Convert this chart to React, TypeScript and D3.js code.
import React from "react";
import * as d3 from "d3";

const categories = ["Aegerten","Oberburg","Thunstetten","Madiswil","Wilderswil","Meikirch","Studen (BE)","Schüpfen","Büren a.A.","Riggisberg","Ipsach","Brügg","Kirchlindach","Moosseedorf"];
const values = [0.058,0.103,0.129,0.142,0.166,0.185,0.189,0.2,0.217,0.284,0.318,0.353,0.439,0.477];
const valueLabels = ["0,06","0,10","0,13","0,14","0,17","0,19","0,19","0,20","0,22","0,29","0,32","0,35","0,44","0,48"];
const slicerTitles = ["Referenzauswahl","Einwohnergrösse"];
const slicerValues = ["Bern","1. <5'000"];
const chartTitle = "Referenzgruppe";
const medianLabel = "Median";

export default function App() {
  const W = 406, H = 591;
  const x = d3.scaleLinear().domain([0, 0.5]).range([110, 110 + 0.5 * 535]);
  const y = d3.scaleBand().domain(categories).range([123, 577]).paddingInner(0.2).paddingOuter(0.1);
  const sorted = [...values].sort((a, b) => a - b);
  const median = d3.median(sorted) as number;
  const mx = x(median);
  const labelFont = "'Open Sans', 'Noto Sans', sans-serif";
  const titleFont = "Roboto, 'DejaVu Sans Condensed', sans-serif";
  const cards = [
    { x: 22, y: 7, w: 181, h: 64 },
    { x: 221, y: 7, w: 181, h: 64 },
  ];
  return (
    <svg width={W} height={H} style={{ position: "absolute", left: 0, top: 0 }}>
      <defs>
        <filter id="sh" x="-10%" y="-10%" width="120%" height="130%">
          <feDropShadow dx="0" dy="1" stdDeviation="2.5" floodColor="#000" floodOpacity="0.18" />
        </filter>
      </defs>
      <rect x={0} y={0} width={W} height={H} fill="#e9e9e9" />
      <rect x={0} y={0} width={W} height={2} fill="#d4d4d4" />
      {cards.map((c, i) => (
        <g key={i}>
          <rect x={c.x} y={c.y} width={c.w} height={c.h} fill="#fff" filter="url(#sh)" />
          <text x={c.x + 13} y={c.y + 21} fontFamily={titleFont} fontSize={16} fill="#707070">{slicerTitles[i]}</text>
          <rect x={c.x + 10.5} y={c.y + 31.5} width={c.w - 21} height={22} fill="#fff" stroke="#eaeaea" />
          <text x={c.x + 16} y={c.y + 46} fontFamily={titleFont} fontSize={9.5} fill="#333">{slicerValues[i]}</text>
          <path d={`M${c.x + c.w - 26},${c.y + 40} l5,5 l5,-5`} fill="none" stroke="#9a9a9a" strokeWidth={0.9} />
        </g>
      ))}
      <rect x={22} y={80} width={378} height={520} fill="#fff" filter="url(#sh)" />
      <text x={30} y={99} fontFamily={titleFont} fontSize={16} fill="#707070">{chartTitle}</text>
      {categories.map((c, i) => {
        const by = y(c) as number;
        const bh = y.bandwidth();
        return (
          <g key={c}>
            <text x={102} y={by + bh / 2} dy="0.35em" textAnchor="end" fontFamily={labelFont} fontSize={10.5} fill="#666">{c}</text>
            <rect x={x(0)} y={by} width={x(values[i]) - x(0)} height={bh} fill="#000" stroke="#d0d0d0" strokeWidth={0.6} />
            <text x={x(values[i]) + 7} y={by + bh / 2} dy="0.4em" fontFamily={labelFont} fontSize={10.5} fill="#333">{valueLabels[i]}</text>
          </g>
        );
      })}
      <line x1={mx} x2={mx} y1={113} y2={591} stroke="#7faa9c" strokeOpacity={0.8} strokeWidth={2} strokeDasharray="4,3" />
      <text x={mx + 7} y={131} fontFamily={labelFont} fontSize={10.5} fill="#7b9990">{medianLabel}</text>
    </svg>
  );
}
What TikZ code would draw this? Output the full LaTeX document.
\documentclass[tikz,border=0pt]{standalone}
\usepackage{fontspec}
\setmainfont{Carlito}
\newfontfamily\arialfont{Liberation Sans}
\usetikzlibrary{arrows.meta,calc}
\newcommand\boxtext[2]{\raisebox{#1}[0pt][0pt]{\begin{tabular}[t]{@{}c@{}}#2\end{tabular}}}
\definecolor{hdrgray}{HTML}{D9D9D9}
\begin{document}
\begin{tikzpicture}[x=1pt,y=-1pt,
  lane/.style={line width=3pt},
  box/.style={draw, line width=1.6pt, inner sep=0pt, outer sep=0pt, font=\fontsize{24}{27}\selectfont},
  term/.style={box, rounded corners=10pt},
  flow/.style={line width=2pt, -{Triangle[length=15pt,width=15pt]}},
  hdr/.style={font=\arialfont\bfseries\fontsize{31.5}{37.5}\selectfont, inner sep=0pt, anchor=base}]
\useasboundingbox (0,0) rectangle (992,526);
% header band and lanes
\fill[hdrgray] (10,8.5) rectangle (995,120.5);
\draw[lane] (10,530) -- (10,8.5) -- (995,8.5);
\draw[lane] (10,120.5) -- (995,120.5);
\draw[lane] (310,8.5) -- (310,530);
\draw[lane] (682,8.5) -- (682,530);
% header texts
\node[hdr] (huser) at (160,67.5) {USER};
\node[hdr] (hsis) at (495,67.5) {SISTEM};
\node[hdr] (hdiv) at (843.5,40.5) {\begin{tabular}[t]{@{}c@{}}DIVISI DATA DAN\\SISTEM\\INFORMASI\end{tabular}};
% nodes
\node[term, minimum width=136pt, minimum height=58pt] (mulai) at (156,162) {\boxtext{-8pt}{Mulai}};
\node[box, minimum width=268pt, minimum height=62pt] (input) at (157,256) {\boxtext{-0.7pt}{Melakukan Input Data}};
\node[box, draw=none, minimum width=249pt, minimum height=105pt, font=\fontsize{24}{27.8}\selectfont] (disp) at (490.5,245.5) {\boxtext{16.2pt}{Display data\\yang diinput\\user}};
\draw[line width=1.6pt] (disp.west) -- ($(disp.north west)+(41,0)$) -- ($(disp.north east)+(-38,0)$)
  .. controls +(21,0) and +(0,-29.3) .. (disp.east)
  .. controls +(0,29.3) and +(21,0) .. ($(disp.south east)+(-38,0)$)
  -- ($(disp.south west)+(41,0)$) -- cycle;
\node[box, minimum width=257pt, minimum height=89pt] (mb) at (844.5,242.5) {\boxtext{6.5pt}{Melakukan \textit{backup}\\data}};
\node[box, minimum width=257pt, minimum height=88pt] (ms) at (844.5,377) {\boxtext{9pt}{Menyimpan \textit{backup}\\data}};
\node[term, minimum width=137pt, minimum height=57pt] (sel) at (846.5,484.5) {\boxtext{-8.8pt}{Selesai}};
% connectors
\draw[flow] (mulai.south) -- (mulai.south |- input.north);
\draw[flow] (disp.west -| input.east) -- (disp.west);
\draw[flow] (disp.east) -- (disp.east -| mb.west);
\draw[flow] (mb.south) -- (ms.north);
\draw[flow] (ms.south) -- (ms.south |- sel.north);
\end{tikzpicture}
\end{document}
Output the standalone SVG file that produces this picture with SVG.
------------------------------
Find each line that has the word "React", then copy it out.

Convert this chart to React, TypeScript and D3.js code.
import React from "react";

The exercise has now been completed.